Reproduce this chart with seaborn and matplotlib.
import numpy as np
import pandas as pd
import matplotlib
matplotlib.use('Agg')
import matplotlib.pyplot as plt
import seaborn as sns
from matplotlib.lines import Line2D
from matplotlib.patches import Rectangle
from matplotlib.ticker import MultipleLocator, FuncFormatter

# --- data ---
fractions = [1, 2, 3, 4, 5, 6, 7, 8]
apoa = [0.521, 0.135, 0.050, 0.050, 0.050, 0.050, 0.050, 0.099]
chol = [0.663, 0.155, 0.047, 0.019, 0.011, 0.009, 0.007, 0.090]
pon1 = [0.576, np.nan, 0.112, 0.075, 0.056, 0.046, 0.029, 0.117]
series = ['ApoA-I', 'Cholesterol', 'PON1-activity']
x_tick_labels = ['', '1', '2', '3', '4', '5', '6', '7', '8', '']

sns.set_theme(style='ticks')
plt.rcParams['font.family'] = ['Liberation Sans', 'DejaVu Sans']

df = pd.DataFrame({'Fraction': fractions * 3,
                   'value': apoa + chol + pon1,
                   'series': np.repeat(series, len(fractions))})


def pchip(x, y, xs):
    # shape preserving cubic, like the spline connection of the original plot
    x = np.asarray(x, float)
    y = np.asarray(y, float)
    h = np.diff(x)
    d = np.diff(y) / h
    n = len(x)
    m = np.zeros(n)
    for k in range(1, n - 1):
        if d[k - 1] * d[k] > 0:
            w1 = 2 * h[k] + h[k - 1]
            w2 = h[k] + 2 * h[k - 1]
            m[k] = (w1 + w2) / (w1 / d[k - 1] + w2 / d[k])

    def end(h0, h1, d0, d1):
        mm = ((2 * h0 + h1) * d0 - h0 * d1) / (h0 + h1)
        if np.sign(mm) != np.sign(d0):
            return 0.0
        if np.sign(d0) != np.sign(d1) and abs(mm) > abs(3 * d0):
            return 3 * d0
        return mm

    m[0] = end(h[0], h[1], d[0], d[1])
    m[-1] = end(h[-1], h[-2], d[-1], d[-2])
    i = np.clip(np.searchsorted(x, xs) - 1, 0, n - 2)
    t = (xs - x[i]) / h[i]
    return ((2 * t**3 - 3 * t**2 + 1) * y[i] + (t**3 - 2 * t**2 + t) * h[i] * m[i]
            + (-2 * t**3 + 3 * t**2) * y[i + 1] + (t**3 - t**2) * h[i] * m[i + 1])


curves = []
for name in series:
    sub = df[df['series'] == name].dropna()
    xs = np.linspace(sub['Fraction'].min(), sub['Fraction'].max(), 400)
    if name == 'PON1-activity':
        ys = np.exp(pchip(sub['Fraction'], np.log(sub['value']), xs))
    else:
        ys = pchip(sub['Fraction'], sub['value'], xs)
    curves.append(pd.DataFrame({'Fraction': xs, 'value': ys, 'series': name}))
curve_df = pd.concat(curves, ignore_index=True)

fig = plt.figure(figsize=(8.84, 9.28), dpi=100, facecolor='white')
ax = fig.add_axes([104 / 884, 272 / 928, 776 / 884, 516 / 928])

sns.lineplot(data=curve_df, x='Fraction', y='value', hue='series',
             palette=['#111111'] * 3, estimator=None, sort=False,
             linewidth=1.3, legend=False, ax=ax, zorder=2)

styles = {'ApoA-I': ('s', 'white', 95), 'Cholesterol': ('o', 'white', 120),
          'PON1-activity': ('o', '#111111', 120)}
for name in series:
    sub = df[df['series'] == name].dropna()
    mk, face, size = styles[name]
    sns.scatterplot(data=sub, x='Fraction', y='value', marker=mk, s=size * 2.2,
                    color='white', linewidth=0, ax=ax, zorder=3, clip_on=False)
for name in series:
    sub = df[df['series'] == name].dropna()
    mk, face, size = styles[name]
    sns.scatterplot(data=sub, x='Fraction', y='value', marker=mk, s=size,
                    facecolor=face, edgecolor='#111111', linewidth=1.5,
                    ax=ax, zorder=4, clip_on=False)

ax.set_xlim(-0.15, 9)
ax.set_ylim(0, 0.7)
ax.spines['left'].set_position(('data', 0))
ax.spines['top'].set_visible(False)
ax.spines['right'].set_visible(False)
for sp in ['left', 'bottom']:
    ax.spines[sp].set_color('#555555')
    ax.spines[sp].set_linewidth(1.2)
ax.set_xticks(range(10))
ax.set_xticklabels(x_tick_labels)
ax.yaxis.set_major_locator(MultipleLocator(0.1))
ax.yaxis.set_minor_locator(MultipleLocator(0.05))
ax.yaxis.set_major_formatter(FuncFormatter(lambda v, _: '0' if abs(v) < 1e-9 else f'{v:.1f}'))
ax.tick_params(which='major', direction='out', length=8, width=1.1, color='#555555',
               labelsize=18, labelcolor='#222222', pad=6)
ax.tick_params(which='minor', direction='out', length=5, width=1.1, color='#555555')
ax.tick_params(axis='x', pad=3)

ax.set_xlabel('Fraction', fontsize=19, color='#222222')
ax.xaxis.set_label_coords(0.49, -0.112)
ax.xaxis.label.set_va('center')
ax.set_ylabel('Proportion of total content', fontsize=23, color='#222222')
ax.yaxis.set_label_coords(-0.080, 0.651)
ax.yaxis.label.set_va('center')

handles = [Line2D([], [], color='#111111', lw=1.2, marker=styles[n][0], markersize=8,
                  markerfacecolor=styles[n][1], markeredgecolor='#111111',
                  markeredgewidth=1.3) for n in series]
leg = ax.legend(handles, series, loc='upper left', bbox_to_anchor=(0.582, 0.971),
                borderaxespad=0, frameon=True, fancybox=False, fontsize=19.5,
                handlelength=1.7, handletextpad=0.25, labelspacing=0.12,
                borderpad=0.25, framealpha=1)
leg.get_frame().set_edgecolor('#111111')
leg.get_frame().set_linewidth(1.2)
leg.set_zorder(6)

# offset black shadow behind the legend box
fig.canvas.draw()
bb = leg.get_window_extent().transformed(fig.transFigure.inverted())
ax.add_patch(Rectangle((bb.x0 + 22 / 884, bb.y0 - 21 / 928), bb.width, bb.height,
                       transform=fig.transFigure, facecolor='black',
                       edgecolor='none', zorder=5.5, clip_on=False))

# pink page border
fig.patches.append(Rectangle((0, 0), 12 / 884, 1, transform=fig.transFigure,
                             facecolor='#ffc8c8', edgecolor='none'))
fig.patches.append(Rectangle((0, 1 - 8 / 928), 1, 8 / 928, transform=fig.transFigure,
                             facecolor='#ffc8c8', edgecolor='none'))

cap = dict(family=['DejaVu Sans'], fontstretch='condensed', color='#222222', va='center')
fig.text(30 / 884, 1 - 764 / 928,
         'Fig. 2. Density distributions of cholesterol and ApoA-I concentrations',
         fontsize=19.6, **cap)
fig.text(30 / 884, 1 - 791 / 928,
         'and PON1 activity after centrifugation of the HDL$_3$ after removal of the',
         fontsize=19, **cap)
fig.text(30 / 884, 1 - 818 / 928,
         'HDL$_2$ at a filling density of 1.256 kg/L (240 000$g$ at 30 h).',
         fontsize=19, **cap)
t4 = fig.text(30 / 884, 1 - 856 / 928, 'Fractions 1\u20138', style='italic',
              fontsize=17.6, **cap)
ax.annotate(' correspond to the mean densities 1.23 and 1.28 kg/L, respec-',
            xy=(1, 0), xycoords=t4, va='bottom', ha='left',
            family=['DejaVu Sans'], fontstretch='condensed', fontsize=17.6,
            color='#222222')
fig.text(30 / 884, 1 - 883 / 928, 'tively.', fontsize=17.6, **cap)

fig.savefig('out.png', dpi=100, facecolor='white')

*****

Problem -
Print the material once more, exactly.

Exercise response -
Reproduce this chart with seaborn and matplotlib.
import numpy as np
import pandas as pd
import matplotlib
matplotlib.use('Agg')
import matplotlib.pyplot as plt
import seaborn as sns
from matplotlib.lines import Line2D
from matplotlib.patches import Rectangle
from matplotlib.ticker import MultipleLocator, FuncFormatter

# --- data ---
fractions = [1, 2, 3, 4, 5, 6, 7, 8]
apoa = [0.521, 0.135, 0.050, 0.050, 0.050, 0.050, 0.050, 0.099]
chol = [0.663, 0.155, 0.047, 0.019, 0.011, 0.009, 0.007, 0.090]
pon1 = [0.576, np.nan, 0.112, 0.075, 0.056, 0.046, 0.029, 0.117]
series = ['ApoA-I', 'Cholesterol', 'PON1-activity']
x_tick_labels = ['', '1', '2', '3', '4', '5', '6', '7', '8', '']

sns.set_theme(style='ticks')
plt.rcParams['font.family'] = ['Liberation Sans', 'DejaVu Sans']

df = pd.DataFrame({'Fraction': fractions * 3,
                   'value': apoa + chol + pon1,
                   'series': np.repeat(series, len(fractions))})


def pchip(x, y, xs):
    # shape preserving cubic, like the spline connection of the original plot
    x = np.asarray(x, float)
    y = np.asarray(y, float)
    h = np.diff(x)
    d = np.diff(y) / h
    n = len(x)
    m = np.zeros(n)
    for k in range(1, n - 1):
        if d[k - 1] * d[k] > 0:
            w1 = 2 * h[k] + h[k - 1]
            w2 = h[k] + 2 * h[k - 1]
            m[k] = (w1 + w2) / (w1 / d[k - 1] + w2 / d[k])

    def end(h0, h1, d0, d1):
        mm = ((2 * h0 + h1) * d0 - h0 * d1) / (h0 + h1)
        if np.sign(mm) != np.sign(d0):
            return 0.0
        if np.sign(d0) != np.sign(d1) and abs(mm) > abs(3 * d0):
            return 3 * d0
        return mm

    m[0] = end(h[0], h[1], d[0], d[1])
    m[-1] = end(h[-1], h[-2], d[-1], d[-2])
    i = np.clip(np.searchsorted(x, xs) - 1, 0, n - 2)
    t = (xs - x[i]) / h[i]
    return ((2 * t**3 - 3 * t**2 + 1) * y[i] + (t**3 - 2 * t**2 + t) * h[i] * m[i]
            + (-2 * t**3 + 3 * t**2) * y[i + 1] + (t**3 - t**2) * h[i] * m[i + 1])


curves = []
for name in series:
    sub = df[df['series'] == name].dropna()
    xs = np.linspace(sub['Fraction'].min(), sub['Fraction'].max(), 400)
    if name == 'PON1-activity':
        ys = np.exp(pchip(sub['Fraction'], np.log(sub['value']), xs))
    else:
        ys = pchip(sub['Fraction'], sub['value'], xs)
    curves.append(pd.DataFrame({'Fraction': xs, 'value': ys, 'series': name}))
curve_df = pd.concat(curves, ignore_index=True)

fig = plt.figure(figsize=(8.84, 9.28), dpi=100, facecolor='white')
ax = fig.add_axes([104 / 884, 272 / 928, 776 / 884, 516 / 928])

sns.lineplot(data=curve_df, x='Fraction', y='value', hue='series',
             palette=['#111111'] * 3, estimator=None, sort=False,
             linewidth=1.3, legend=False, ax=ax, zorder=2)

styles = {'ApoA-I': ('s', 'white', 95), 'Cholesterol': ('o', 'white', 120),
          'PON1-activity': ('o', '#111111', 120)}
for name in series:
    sub = df[df['series'] == name].dropna()
    mk, face, size = styles[name]
    sns.scatterplot(data=sub, x='Fraction', y='value', marker=mk, s=size * 2.2,
                    color='white', linewidth=0, ax=ax, zorder=3, clip_on=False)
for name in series:
    sub = df[df['series'] == name].dropna()
    mk, face, size = styles[name]
    sns.scatterplot(data=sub, x='Fraction', y='value', marker=mk, s=size,
                    facecolor=face, edgecolor='#111111', linewidth=1.5,
                    ax=ax, zorder=4, clip_on=False)

ax.set_xlim(-0.15, 9)
ax.set_ylim(0, 0.7)
ax.spines['left'].set_position(('data', 0))
ax.spines['top'].set_visible(False)
ax.spines['right'].set_visible(False)
for sp in ['left', 'bottom']:
    ax.spines[sp].set_color('#555555')
    ax.spines[sp].set_linewidth(1.2)
ax.set_xticks(range(10))
ax.set_xticklabels(x_tick_labels)
ax.yaxis.set_major_locator(MultipleLocator(0.1))
ax.yaxis.set_minor_locator(MultipleLocator(0.05))
ax.yaxis.set_major_formatter(FuncFormatter(lambda v, _: '0' if abs(v) < 1e-9 else f'{v:.1f}'))
ax.tick_params(which='major', direction='out', length=8, width=1.1, color='#555555',
               labelsize=18, labelcolor='#222222', pad=6)
ax.tick_params(which='minor', direction='out', length=5, width=1.1, color='#555555')
ax.tick_params(axis='x', pad=3)

ax.set_xlabel('Fraction', fontsize=19, color='#222222')
ax.xaxis.set_label_coords(0.49, -0.112)
ax.xaxis.label.set_va('center')
ax.set_ylabel('Proportion of total content', fontsize=23, color='#222222')
ax.yaxis.set_label_coords(-0.080, 0.651)
ax.yaxis.label.set_va('center')

handles = [Line2D([], [], color='#111111', lw=1.2, marker=styles[n][0], markersize=8,
                  markerfacecolor=styles[n][1], markeredgecolor='#111111',
                  markeredgewidth=1.3) for n in series]
leg = ax.legend(handles, series, loc='upper left', bbox_to_anchor=(0.582, 0.971),
                borderaxespad=0, frameon=True, fancybox=False, fontsize=19.5,
                handlelength=1.7, handletextpad=0.25, labelspacing=0.12,
                borderpad=0.25, framealpha=1)
leg.get_frame().set_edgecolor('#111111')
leg.get_frame().set_linewidth(1.2)
leg.set_zorder(6)

# offset black shadow behind the legend box
fig.canvas.draw()
bb = leg.get_window_extent().transformed(fig.transFigure.inverted())
ax.add_patch(Rectangle((bb.x0 + 22 / 884, bb.y0 - 21 / 928), bb.width, bb.height,
                       transform=fig.transFigure, facecolor='black',
                       edgecolor='none', zorder=5.5, clip_on=False))

# pink page border
fig.patches.append(Rectangle((0, 0), 12 / 884, 1, transform=fig.transFigure,
                             facecolor='#ffc8c8', edgecolor='none'))
fig.patches.append(Rectangle((0, 1 - 8 / 928), 1, 8 / 928, transform=fig.transFigure,
                             facecolor='#ffc8c8', edgecolor='none'))

cap = dict(family=['DejaVu Sans'], fontstretch='condensed', color='#222222', va='center')
fig.text(30 / 884, 1 - 764 / 928,
         'Fig. 2. Density distributions of cholesterol and ApoA-I concentrations',
         fontsize=19.6, **cap)
fig.text(30 / 884, 1 - 791 / 928,
         'and PON1 activity after centrifugation of the HDL$_3$ after removal of the',
         fontsize=19, **cap)
fig.text(30 / 884, 1 - 818 / 928,
         'HDL$_2$ at a filling density of 1.256 kg/L (240 000$g$ at 30 h).',
         fontsize=19, **cap)
t4 = fig.text(30 / 884, 1 - 856 / 928, 'Fractions 1\u20138', style='italic',
              fontsize=17.6, **cap)
ax.annotate(' correspond to the mean densities 1.23 and 1.28 kg/L, respec-',
            xy=(1, 0), xycoords=t4, va='bottom', ha='left',
            family=['DejaVu Sans'], fontstretch='condensed', fontsize=17.6,
            color='#222222')
fig.text(30 / 884, 1 - 883 / 928, 'tively.', fontsize=17.6, **cap)

fig.savefig('out.png', dpi=100, facecolor='white')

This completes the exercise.